- _Problem to work on_
Lines from the one containing "Rebuild this chart" to the one containing "edgecolor=edges[i], linewidth=0.8, zorder=3)", both lines included, are to be extracted exactly from the data below; pictures are excluded.

- _Data for processing_
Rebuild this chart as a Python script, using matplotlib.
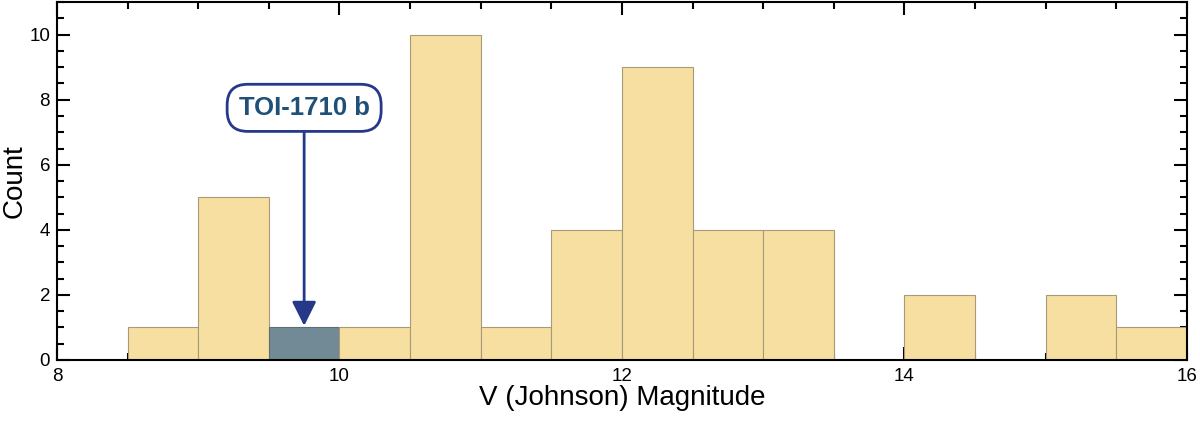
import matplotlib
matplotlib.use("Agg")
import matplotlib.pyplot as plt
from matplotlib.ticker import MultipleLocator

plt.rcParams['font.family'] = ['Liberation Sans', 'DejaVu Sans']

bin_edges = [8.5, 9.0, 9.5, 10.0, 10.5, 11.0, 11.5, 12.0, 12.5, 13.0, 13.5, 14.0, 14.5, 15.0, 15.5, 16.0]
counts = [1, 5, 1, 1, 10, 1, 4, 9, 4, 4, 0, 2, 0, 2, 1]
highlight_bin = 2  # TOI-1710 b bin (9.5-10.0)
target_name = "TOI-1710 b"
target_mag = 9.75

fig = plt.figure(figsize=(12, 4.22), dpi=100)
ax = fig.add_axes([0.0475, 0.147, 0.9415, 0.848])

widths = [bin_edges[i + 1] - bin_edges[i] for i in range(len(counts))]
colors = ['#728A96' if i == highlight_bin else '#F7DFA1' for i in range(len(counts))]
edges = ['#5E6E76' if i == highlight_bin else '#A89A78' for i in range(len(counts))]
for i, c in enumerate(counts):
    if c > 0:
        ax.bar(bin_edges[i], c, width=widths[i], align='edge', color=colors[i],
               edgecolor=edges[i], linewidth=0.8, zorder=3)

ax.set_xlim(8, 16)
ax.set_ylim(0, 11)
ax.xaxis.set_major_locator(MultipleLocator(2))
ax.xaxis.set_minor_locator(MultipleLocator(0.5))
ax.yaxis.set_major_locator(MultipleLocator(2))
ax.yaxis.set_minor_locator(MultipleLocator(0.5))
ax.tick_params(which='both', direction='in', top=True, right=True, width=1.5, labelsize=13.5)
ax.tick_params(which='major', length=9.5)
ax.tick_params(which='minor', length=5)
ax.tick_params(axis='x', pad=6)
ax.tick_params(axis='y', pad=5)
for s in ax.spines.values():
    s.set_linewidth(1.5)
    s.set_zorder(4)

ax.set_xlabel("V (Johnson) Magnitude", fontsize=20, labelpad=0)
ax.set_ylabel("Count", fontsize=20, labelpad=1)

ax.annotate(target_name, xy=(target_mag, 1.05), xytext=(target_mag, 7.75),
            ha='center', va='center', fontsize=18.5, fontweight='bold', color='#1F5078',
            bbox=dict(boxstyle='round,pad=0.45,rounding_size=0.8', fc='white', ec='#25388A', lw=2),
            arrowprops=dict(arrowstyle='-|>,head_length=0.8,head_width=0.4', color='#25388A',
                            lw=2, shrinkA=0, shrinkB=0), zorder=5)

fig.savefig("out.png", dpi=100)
==
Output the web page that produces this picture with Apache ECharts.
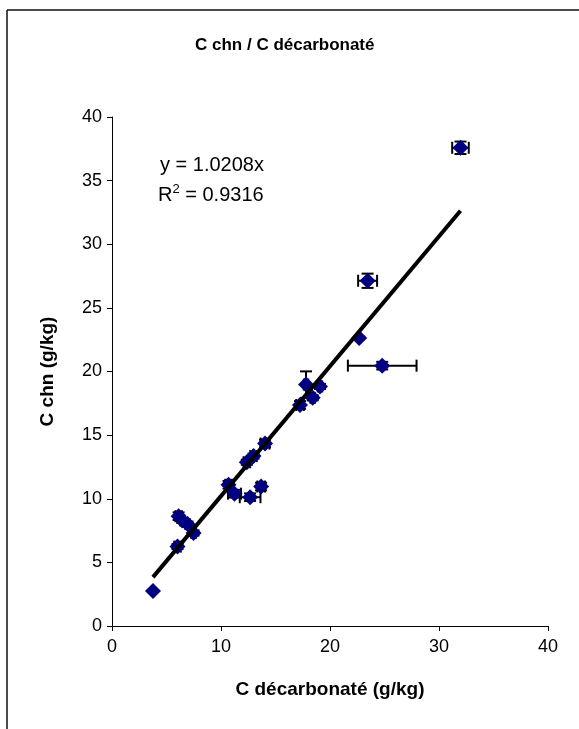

- _Exercise answer_
Rebuild this chart as a Python script, using matplotlib.
import matplotlib
matplotlib.use("Agg")
import matplotlib.pyplot as plt
from matplotlib.ticker import MultipleLocator

plt.rcParams['font.family'] = ['Liberation Sans', 'DejaVu Sans']

bin_edges = [8.5, 9.0, 9.5, 10.0, 10.5, 11.0, 11.5, 12.0, 12.5, 13.0, 13.5, 14.0, 14.5, 15.0, 15.5, 16.0]
counts = [1, 5, 1, 1, 10, 1, 4, 9, 4, 4, 0, 2, 0, 2, 1]
highlight_bin = 2  # TOI-1710 b bin (9.5-10.0)
target_name = "TOI-1710 b"
target_mag = 9.75

fig = plt.figure(figsize=(12, 4.22), dpi=100)
ax = fig.add_axes([0.0475, 0.147, 0.9415, 0.848])

widths = [bin_edges[i + 1] - bin_edges[i] for i in range(len(counts))]
colors = ['#728A96' if i == highlight_bin else '#F7DFA1' for i in range(len(counts))]
edges = ['#5E6E76' if i == highlight_bin else '#A89A78' for i in range(len(counts))]
for i, c in enumerate(counts):
    if c > 0:
        ax.bar(bin_edges[i], c, width=widths[i], align='edge', color=colors[i],
               edgecolor=edges[i], linewidth=0.8, zorder=3)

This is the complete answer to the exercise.